Error Correction is a set of algorithms and protocols in computing, digital communications, and data storage systems that preserve the integrity of information when it is subject to faults, noise, or degradation. Its primary goal is to detect unintended changes in data—known as errors—and restore the original content automatically. Errors may occur due to signal interference, hardware malfunctions, electromagnetic radiation, environmental factors, timing anomalies, or software faults. Without Error Correction, modern systems such as network communications, storage drives, and real-time streaming would be highly vulnerable to data corruption.
At the core of Error Correction is the principle of redundancy. Extra bits or symbols are systematically added to the original data, creating mathematical relationships that allow algorithms to detect inconsistencies. This enables systems to reconstruct the original information even when portions are damaged or altered. The amount of redundancy directly affects reliability, overhead, and processing complexity.
Error correction techniques fall into two primary categories:
- Forward Error Correction (FEC): In FEC, redundancy is embedded in the transmitted or stored data. The receiver uses this redundancy to correct errors without requesting retransmission. Examples include Hamming codes, Reed-Solomon codes, and convolutional codes. FEC is critical in scenarios where retransmission is costly or impossible, such as satellite communication, optical media, and live video streaming.
- Automatic Repeat Request (ARQ): ARQ systems detect errors and request retransmission of corrupted packets. This mechanism is widely used in protocols like TCP/IP where bidirectional communication exists, and latency can be tolerated.
Key characteristics of error correction systems include:
- Error detection capability: the system's ability to reliably identify corrupted data.
- Error correction capability: the maximum number of errors that can be corrected within a data block.
- Redundancy overhead: additional data required to enable correction, affecting bandwidth or storage utilization.

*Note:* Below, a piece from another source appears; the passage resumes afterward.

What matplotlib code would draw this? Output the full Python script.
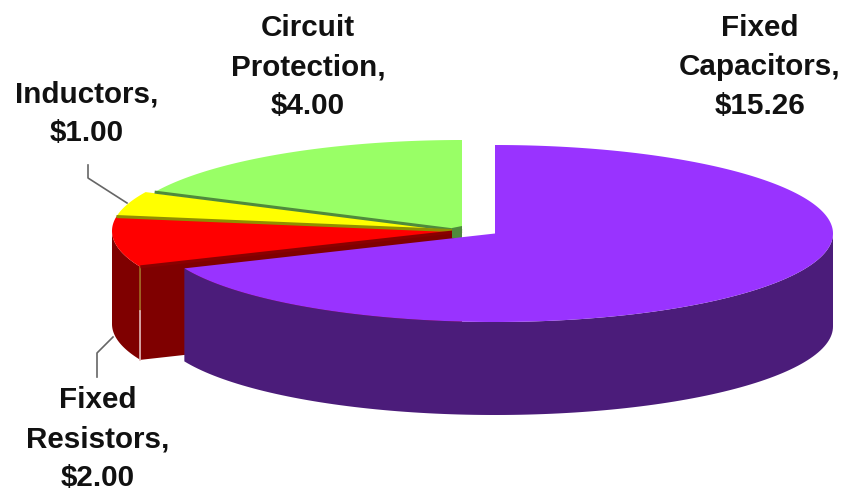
import numpy as np
import matplotlib.pyplot as plt
from matplotlib.patches import Polygon

labels = ["Fixed\nCapacitors,\n$15.26", "Fixed\nResistors,\n$2.00", "Inductors,\n$1.00", "Circuit\nProtection,\n$4.00"]
values = [15.26, 2.00, 1.00, 4.00]

top_colors = ["#9933FF", "#FF0000", "#FFFF00", "#99FF66"]
side_colors = ["#4B1C7A", "#7F0000", "#7F7F00", "#4C7F33"]
edge_colors = ["#4B1C7A", "#8A0000", "#8F8F00", "#4F8A3C"]

label_pos = [(760, 67), (98, 439), (87, 114), (308, 67)]

depth = 93


def rim(cx, cy, rx, ry, a0, a1, n=120, dy=0):
    # a0, a1 in degrees clockwise from 12 o'clock
    t = np.radians(np.linspace(a0, a1, n))
    return np.column_stack([cx + rx * np.sin(t), cy - ry * np.cos(t) + dy])


plt.rcParams["font.family"] = ["Liberation Sans", "DejaVu Sans"]
fig = plt.figure(figsize=(8.51, 4.92), dpi=100)
ax = fig.add_axes([0, 0, 1, 1])
ax.set_xlim(0, 851)
ax.set_ylim(492, 0)
ax.axis("off")

angles = np.cumsum([0] + values) / sum(values) * 360

# the small slices sit a bit to the left of the big one
big = (495, 233.5, 338, 88.5)
small = (462, 231, 350, 91)
small_rx = {1: 350, 2: 350, 3: 340}

# walls of the small slices
cx, cy, rx, ry = small
a = angles[1]
corner = rim(cx, cy, rx, ry, a, a, 1)[0]
ax.add_patch(Polygon([corner, (cx, cy), (cx, cy + depth), corner + (0, depth)], fc=side_colors[1], ec="none", zorder=1))
wall = rim(cx, cy, rx, ry, a, 270)
ax.add_patch(Polygon(np.vstack([wall, wall[::-1] + (0, depth)]), fc=side_colors[1], ec="none", zorder=1))
ax.plot([corner[0], corner[0]], [corner[1], corner[1] + 44], color="#A06A20", lw=1.2, zorder=2)
ax.plot([corner[0], corner[0]], [corner[1] + 44, corner[1] + depth], color="#E0B8B8", lw=1.2, zorder=2)

# small slices, top faces
for i in [3, 2, 1]:
    arc = rim(cx, cy, small_rx[i], ry, angles[i], angles[i + 1])
    ax.add_patch(Polygon(np.vstack([[(cx, cy)], arc]), fc=top_colors[i], ec="none", zorder=3))
    ax.plot([arc[0][0], cx], [arc[0][1], cy], color=edge_colors[i], lw=2.2, zorder=4, solid_capstyle="butt")

# dark tip where the small slices meet
ax.add_patch(Polygon([(452, 228), (462, 226), (462, 238), (452, 238)], fc=edge_colors[3], ec="none", zorder=4))

# big slice
cx, cy, rx, ry = big
end = angles[1]
wall = rim(cx, cy, rx, ry, 90, end)
ax.add_patch(Polygon(np.vstack([wall, wall[::-1] + (0, depth)]), fc=side_colors[0], ec="none", zorder=5))
arc = rim(cx, cy, rx, ry, 0, end, 240)
ax.add_patch(Polygon(np.vstack([[(cx, cy)], arc]), fc=top_colors[0], ec="none", zorder=6))

# leader lines
ax.plot([88, 88, 127], [165, 178, 203], color="#666666", lw=1.2, zorder=0)
ax.plot([97, 97, 113], [377, 353, 337], color="#666666", lw=1.2, zorder=0)

for name, (x, y) in zip(labels, label_pos):
    ax.text(x, y, name, ha="center", va="center", fontsize=21.3, fontweight="bold", color="#111111", linespacing=1.49, zorder=7)

fig.savefig("out.png", dpi=100)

- Computational complexity: the processing resources needed for encoding, decoding, and correction.
- Latency impact: delay introduced by the correction process, critical in real-time applications.
Numerical example: a memory block of 512 bits can be supplemented with 32 parity bits using a Hamming code. If up to 1 bit flips due to noise, the system can detect and correct the error before the CPU reads the data, ensuring reliability.
Conceptually, error correction can be likened to a scholar reconstructing a manuscript with missing words. By understanding linguistic patterns and context, the scholar can infer the original text. Similarly, Error Correction algorithms use redundant patterns to infer and restore corrupted digital data.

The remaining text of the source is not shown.